С декабря 1946-го в Нюрнберге проходил процесс над немецкими врачами, которые ставили опыты на заключенных в концлагерях. На заседаниях международного трибунала присутствовали в качестве экспертов советские врачи. Вот она, реальная возможность свободного общения с американцами, вербовки, передачи шпионских заданий, денег и средств связи. Немцы и сам процесс Любого не интересовали, он читал материалы СМЕРШ. Наблюдение за советскими врачами велось добросовестно, аккуратно фиксировались контакты с американцами. Наверняка не все. Влад был уверен: самые важные встречи проходили конспиративно. Вообще, многое пока оставалось неясным. Он выписывал имена, звания, время, место и продолжительность контактов, строил графики и таблицы, думал, анализировал. Скоро появился первый, черновой, список подозреваемых.
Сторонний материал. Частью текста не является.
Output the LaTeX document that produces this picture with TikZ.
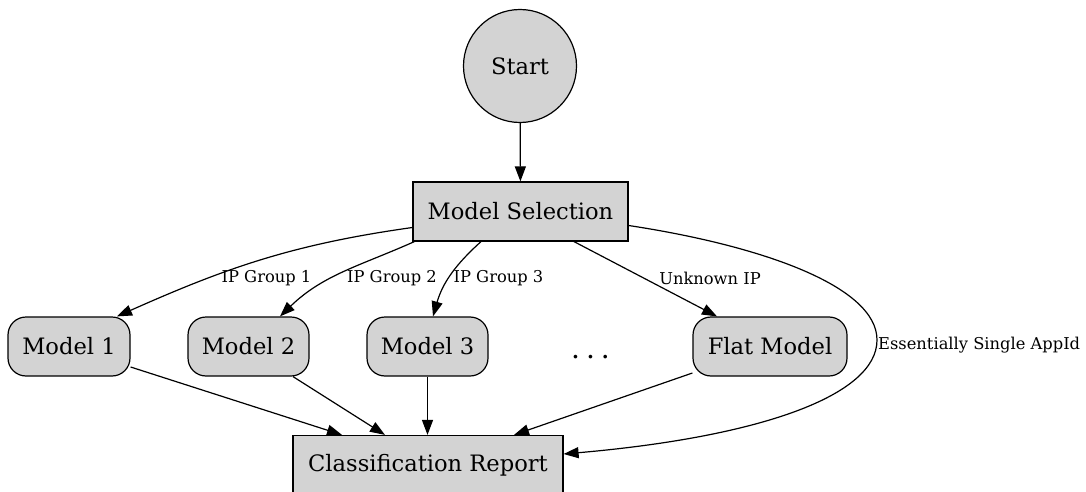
\documentclass[tikz,border=0pt]{standalone}
\usepackage{fontspec}
\setmainfont{DejaVu Serif}
\usetikzlibrary{arrows.meta,calc}
\definecolor{nodefill}{HTML}{D3D3D3}
\tikzset{
  base/.style={draw=black, fill=nodefill, line width=1.2pt, font=\fontsize{22.6}{27}\selectfont, inner sep=0pt},
  circ/.style={base, circle, minimum size=113pt},
  sqbox/.style={base, rectangle, minimum height=59pt},
  rbox/.style={base, rectangle, rounded corners=18pt, minimum height=59pt, minimum width=121pt},
  edge/.style={line width=1.2pt, -{Triangle[length=15pt,width=11pt]}},
  lbl/.style={font=\fontsize{16.3}{19}\selectfont, inner sep=0pt},
  dotsnode/.style={font=\fontsize{28}{32}\selectfont, inner sep=0pt}
}
\begin{document}
\begin{tikzpicture}[x=1pt,y=1pt]
\useasboundingbox (0,0) rectangle (1086,491);
\node[circ] (start) at (520,425) {Start};
\node[sqbox, minimum width=215pt] (ms) at (520.5,279.5) {Model Selection};
\node[rbox, minimum width=122pt] (m1) at (69,144.5) {Model 1};
\node[rbox] (m2) at (248.5,144.5) {Model 2};
\node[rbox] (m3) at (427.5,144.5) {Model 3};
\node[rbox, minimum width=154pt] (flat) at (770,144.5) {Flat Model};
\node[dotsnode, anchor=base] (dots) at (590.5,133) {.\kern6pt.\kern6pt.};
\node[sqbox, minimum width=270pt] (cr) at (428,26) {Classification Report};
\coordinate (esa) at (877,151);

\draw[edge] (start) -- (ms);
\draw[edge] ($(ms.west)+(0,-16)$) to[out=188,in=24] ($(m1.north)+(48,0)$);
\draw[edge] ($(ms.south west)+(2,0)$) to[out=204,in=44] ($(m2.north)+(31.5,0)$);
\draw[edge] ($(ms.south)+(-39.5,0)$) to[out=222,in=74] ($(m3.north)+(5.5,0)$);
\draw[edge] ($(ms.south)+(53.5,0)$) -- ($(flat.north)+(-53,0)$);
\draw[edge] ($(ms.east)+(0,-14)$) .. controls +(132,-20) and +(0,54) .. (esa)
  .. controls +(0,-56) and +(195,17) .. ($(cr.east)+(0,11)$);
\draw[edge] ($(m1.east)+(0,-20.5)$) -- ($(cr.north)+(-86,0)$);
\draw[edge] ($(m2.south)+(44.5,0)$) -- ($(cr.north)+(-43,0)$);
\draw[edge] (m3.south) -- (m3.south |- cr.north);
\draw[edge] ($(flat.west)+(0,-26.5)$) -- ($(cr.north)+(86,0)$);

\node[lbl] (l1) at (266.5,213) {IP Group 1};
\node[lbl] (l2) at (392,213) {IP Group 2};
\node[lbl] (l3) at (498.5,213) {IP Group 3};
\node[lbl] (l4) at (710,213) {Unknown IP};
\node[lbl, anchor=west] (l5) at (878,146) {Essentially Single AppId};
\end{tikzpicture}
\end{document}
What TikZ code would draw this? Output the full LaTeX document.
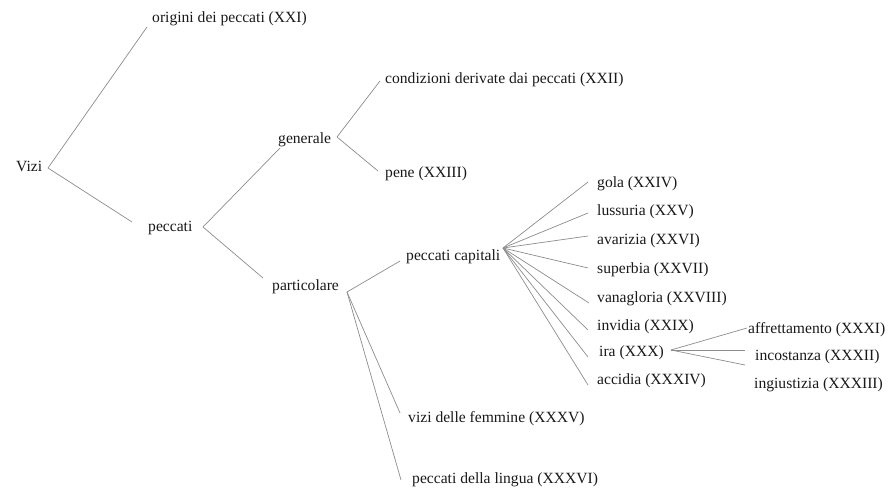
\documentclass[tikz,border=0pt]{standalone}
\usepackage{fontspec}
\setmainfont{Liberation Serif}
\begin{document}
\begin{tikzpicture}[x=1pt,y=-1pt,
  lbl/.style={anchor=base west,inner sep=0pt,font=\fontsize{15.6}{17}\selectfont,text=black!90},
  conn/.style={draw=black!45,line width=0.7pt}]
\useasboundingbox (0,0) rectangle (892,488);
% nodes
\node[lbl] (vizi) at (16,171) {Vizi};
\node[lbl] (origini) at (152,22) {origini dei peccati (XXI)};
\node[lbl] (peccati) at (148,231) {peccati};
\node[lbl] (generale) at (278,143) {generale};
\node[lbl] (condizioni) at (385,83) {condizioni derivate dai peccati (XXII)};
\node[lbl] (pene) at (385,177) {pene (XXIII)};
\node[lbl] (particolare) at (272,290) {particolare};
\node[lbl] (capitali) at (406,260) {peccati capitali};
\node[lbl] (gola) at (597,187) {gola (XXIV)};
\node[lbl] (lussuria) at (597,215) {lussuria (XXV)};
\node[lbl] (avarizia) at (597,244) {avarizia (XXVI)};
\node[lbl] (superbia) at (597,273) {superbia (XXVII)};
\node[lbl] (vanagloria) at (597,302) {vanagloria (XXVIII)};
\node[lbl] (invidia) at (597,330) {invidia (XXIX)};
\node[lbl] (ira) at (599,356) {ira (XXX)};
\node[lbl] (accidia) at (597,384) {accidia (XXXIV)};
\node[lbl] (affrettamento) at (748,333) {affrettamento (XXXI)};
\node[lbl] (incostanza) at (755,360) {incostanza (XXXII)};
\node[lbl] (ingiustizia) at (754,388) {ingiustizia (XXXIII)};
\node[lbl] (femmine) at (408,422) {vizi delle femmine (XXXV)};
\node[lbl] (lingua) at (412,483) {peccati della lingua (XXXVI)};
% joints and line ends
\coordinate (vizi-j) at (48,168);
\coordinate (origini-e) at (147,27);
\coordinate (peccati-e) at (132,222);
\coordinate (peccati-j) at (203,227);
\coordinate (generale-e) at (280,148);
\coordinate (particolare-e) at (263,278);
\coordinate (generale-j) at (337,137);
\coordinate (condizioni-e) at (380,81);
\coordinate (pene-e) at (378,171);
\coordinate (particolare-j) at (347,292);
\coordinate (capitali-e) at (400,261);
\coordinate (femmine-e) at (400,413);
\coordinate (lingua-e) at (401,480);
\coordinate (capitali-j) at (503,248);
\coordinate (gola-e) at (588,182);
\coordinate (lussuria-e) at (588,213);
\coordinate (avarizia-e) at (588,236);
\coordinate (superbia-e) at (588,268);
\coordinate (vanagloria-e) at (589,303);
\coordinate (invidia-e) at (588,330);
\coordinate (ira-e) at (588,357);
\coordinate (accidia-e) at (588,385);
\coordinate (ira-j) at (671,350);
\coordinate (affrettamento-e) at (747,328);
\coordinate (incostanza-e) at (745,350);
\coordinate (ingiustizia-e) at (745,365);
% connectors
\draw[conn] (origini-e) -- (vizi-j) -- (peccati-e);
\draw[conn] (generale-e) -- (peccati-j) -- (particolare-e);
\draw[conn] (condizioni-e) -- (generale-j) -- (pene-e);
\draw[conn] (particolare-j) -- (capitali-e);
\draw[conn] (particolare-j) -- (femmine-e);
\draw[conn] (particolare-j) -- (lingua-e);
\foreach \n in {gola,lussuria,avarizia,superbia,vanagloria,invidia,ira,accidia}
  \draw[conn] (capitali-j) -- (\n-e);
\foreach \n in {affrettamento,incostanza,ingiustizia}
  \draw[conn] (ira-j) -- (\n-e);
\end{tikzpicture}
\end{document}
Доклад Игнатьева и Рюмина был готов. Любый прочитал его и в очередной раз подивился тупости этих жвачных животных. Накатали несколько десятков страниц нуднейшей тягомотины о вредительстве и саботаже. Перечислили, кто в разные годы был замечен в сочувствии антипартийной оппозиции. Ну, а где шпионские связи, каналы передачи информации и денег? Кто конкретно возглавляет заговор? Кто обработан таким образом, что готов выступить на предстоящем открытом процессе и не откажется от своих показаний в последний момент? Никто! В общем, пустота, вязкое бюрократическое словоблудие. Чем же они занимались все это время? Так и не поняли, придурки, что вредительство и сочувствие оппозиции – примитив, прошлогодний снег. Сегодня главное – шпионаж, заговор. Не поняли или не захотели понять?
Через два дня Сам снял Окурка за профнепригодность, выкинул из МГБ в Министерство госконтроля, на жалкую должность старшего контролера. Любый вздохнул с облегчением. Конечно, по-хорошему Игнатьева тоже следовало выкинуть, а заодно еще десяток-другой разной сволочи. Но ничего, все еще впереди.
* * *
Семен Ефимович гулял с правнуком часа два. Надя за это время успела перестирать и развесить груду белья, сварила кастрюлю щей, вымыла плиту и холодильник. Лена пыталась ей помогать, но довольно вяло, в конце концов взяла книжку, улеглась и через несколько минут заснула.
Потом Надя и Семен Ефимович искупали Никиту, Лена покормила его и опять отключилась.
Стараясь не шуметь, они навели порядок в кухонном шкафу, выпили чаю, хотели разобрать и вынести полысевшую елку, но решили сделать это позже, после Старого Нового года. Смели осыпавшуюся хвою и тихо ушли.
На улице Надя закурила, Семен Ефимович стряхнул тонкий слой снега с лобового стекла, положил на заднее сиденье пустые сумки, сел за руль, включил зажигание. «Москвичок» сердито зафырчал. Надя кинула окурок в сугроб и продолжала стоять неподвижно.
Справа, за трассой, заснеженный пустырь сливался с небом, таким низким и темным, что полоска леса у горизонта казалась тенью тучи. Слева высились новостройки с черными рядами окон. На двенадцатом этаже одиноко мерцал слабый огонек бра, которое они оставили включенным.
Семен Ефимович открыл дверцу:
– Ну, в чем дело?
– Извини, пап, задумалась. Давай-ка я поведу, ты устал.
– Это ты устала, с ног валишься, а я в порядке.